• Problem:
Word for word, extract the first line of the records below and each line after it, up to and including the line with "linewidth=1.1, zorder=0.5)". Pictures are left out.

• Exercise materials:
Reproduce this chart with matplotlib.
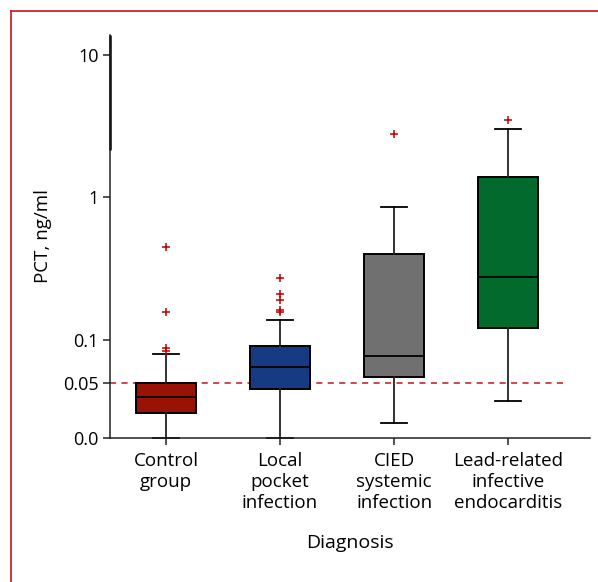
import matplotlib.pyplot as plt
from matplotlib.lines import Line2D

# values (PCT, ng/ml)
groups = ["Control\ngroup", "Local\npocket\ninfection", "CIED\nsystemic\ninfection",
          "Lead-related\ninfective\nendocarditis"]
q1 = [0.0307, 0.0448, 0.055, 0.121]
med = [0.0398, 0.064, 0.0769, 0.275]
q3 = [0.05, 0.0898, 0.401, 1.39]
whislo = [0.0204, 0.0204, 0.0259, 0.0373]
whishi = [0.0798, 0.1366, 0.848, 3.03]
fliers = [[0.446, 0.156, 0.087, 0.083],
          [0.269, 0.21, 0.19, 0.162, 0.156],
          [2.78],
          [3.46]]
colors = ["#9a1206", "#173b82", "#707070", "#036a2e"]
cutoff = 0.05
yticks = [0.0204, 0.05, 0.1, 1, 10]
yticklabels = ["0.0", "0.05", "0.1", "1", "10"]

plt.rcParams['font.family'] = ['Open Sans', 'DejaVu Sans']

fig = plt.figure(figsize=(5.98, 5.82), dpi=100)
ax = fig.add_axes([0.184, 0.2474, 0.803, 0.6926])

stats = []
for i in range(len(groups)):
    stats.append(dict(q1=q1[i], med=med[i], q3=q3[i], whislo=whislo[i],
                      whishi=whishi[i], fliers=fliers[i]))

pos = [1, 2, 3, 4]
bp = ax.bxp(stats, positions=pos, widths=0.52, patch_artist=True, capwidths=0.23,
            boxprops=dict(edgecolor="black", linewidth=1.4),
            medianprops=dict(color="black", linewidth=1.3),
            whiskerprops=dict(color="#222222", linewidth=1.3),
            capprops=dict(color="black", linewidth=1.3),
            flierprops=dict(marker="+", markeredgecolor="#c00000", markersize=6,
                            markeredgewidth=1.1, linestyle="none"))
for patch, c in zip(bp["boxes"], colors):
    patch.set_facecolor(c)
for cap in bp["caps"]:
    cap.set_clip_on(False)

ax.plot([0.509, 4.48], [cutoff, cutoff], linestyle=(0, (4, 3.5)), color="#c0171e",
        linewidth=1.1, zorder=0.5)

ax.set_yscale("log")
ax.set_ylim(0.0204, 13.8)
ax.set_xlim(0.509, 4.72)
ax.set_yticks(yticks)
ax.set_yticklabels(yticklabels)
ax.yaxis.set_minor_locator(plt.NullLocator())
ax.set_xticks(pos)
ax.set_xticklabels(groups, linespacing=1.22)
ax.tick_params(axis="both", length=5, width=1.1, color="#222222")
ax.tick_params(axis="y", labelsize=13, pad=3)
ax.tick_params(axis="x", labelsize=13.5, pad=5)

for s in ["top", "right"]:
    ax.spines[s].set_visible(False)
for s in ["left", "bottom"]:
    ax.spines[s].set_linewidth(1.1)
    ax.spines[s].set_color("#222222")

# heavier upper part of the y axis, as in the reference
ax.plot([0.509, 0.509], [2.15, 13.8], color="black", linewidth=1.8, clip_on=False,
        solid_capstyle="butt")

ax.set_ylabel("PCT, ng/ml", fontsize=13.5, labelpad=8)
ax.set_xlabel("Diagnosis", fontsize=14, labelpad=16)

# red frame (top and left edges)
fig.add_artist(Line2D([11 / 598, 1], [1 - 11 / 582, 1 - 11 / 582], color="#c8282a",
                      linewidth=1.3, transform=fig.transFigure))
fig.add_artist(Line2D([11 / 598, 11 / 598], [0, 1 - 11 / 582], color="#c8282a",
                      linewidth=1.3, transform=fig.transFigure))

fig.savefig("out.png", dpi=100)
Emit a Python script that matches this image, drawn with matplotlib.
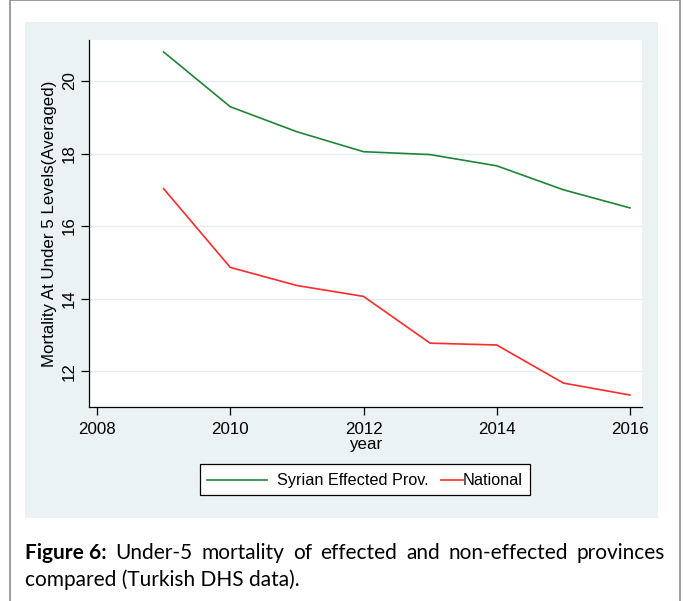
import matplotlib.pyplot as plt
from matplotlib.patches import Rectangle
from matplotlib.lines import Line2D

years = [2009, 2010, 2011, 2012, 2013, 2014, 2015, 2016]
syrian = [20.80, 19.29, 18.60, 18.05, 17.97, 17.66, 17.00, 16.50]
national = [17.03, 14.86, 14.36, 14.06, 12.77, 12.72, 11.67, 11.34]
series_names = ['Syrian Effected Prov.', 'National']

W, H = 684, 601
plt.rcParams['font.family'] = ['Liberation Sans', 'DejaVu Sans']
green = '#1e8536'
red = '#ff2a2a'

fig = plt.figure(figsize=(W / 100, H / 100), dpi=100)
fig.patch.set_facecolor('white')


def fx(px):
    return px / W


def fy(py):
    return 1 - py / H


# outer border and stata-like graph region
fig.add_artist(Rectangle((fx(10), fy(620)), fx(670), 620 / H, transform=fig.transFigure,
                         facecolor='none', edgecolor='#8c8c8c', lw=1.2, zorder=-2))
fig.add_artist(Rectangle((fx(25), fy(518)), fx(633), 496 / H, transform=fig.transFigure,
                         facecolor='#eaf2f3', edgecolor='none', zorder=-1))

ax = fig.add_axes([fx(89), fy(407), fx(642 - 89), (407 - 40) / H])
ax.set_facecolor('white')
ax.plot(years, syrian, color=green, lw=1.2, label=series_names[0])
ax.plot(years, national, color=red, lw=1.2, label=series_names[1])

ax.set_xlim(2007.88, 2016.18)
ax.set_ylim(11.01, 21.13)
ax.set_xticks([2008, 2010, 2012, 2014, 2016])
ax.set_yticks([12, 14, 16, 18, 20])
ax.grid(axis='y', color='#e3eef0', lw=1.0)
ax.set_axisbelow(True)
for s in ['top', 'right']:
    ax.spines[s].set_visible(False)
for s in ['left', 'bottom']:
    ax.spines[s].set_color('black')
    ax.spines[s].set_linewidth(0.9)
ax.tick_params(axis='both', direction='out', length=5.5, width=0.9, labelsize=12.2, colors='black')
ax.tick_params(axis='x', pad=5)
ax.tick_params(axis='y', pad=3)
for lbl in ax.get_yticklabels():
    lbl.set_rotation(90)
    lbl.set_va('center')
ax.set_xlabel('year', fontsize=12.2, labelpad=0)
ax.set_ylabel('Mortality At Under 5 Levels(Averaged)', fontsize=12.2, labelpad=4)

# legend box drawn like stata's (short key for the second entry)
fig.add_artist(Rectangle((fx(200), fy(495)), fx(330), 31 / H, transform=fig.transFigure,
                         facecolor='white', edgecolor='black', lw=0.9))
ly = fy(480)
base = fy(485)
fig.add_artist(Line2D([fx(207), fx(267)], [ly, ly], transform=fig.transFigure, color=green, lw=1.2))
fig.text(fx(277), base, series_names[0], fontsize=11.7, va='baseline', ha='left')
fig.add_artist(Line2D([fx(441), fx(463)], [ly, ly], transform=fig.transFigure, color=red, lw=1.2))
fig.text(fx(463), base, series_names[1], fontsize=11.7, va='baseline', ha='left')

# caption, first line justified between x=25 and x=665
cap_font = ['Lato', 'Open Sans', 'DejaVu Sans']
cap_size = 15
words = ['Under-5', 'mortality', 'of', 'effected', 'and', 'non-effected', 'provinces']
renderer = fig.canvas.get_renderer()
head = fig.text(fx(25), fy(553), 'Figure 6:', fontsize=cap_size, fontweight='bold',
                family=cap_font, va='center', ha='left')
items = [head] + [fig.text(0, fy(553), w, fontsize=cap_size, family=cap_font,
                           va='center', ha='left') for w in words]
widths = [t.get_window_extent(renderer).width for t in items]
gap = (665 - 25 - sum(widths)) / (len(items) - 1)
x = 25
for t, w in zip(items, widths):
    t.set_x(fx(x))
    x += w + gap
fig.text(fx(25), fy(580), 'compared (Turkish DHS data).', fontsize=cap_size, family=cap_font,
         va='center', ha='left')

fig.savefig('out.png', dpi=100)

• Output for this task:
Reproduce this chart with matplotlib.
import matplotlib.pyplot as plt
from matplotlib.lines import Line2D

# values (PCT, ng/ml)
groups = ["Control\ngroup", "Local\npocket\ninfection", "CIED\nsystemic\ninfection",
          "Lead-related\ninfective\nendocarditis"]
q1 = [0.0307, 0.0448, 0.055, 0.121]
med = [0.0398, 0.064, 0.0769, 0.275]
q3 = [0.05, 0.0898, 0.401, 1.39]
whislo = [0.0204, 0.0204, 0.0259, 0.0373]
whishi = [0.0798, 0.1366, 0.848, 3.03]
fliers = [[0.446, 0.156, 0.087, 0.083],
          [0.269, 0.21, 0.19, 0.162, 0.156],
          [2.78],
          [3.46]]
colors = ["#9a1206", "#173b82", "#707070", "#036a2e"]
cutoff = 0.05
yticks = [0.0204, 0.05, 0.1, 1, 10]
yticklabels = ["0.0", "0.05", "0.1", "1", "10"]

plt.rcParams['font.family'] = ['Open Sans', 'DejaVu Sans']

fig = plt.figure(figsize=(5.98, 5.82), dpi=100)
ax = fig.add_axes([0.184, 0.2474, 0.803, 0.6926])

stats = []
for i in range(len(groups)):
    stats.append(dict(q1=q1[i], med=med[i], q3=q3[i], whislo=whislo[i],
                      whishi=whishi[i], fliers=fliers[i]))

pos = [1, 2, 3, 4]
bp = ax.bxp(stats, positions=pos, widths=0.52, patch_artist=True, capwidths=0.23,
            boxprops=dict(edgecolor="black", linewidth=1.4),
            medianprops=dict(color="black", linewidth=1.3),
            whiskerprops=dict(color="#222222", linewidth=1.3),
            capprops=dict(color="black", linewidth=1.3),
            flierprops=dict(marker="+", markeredgecolor="#c00000", markersize=6,
                            markeredgewidth=1.1, linestyle="none"))
for patch, c in zip(bp["boxes"], colors):
    patch.set_facecolor(c)
for cap in bp["caps"]:
    cap.set_clip_on(False)

ax.plot([0.509, 4.48], [cutoff, cutoff], linestyle=(0, (4, 3.5)), color="#c0171e",
        linewidth=1.1, zorder=0.5)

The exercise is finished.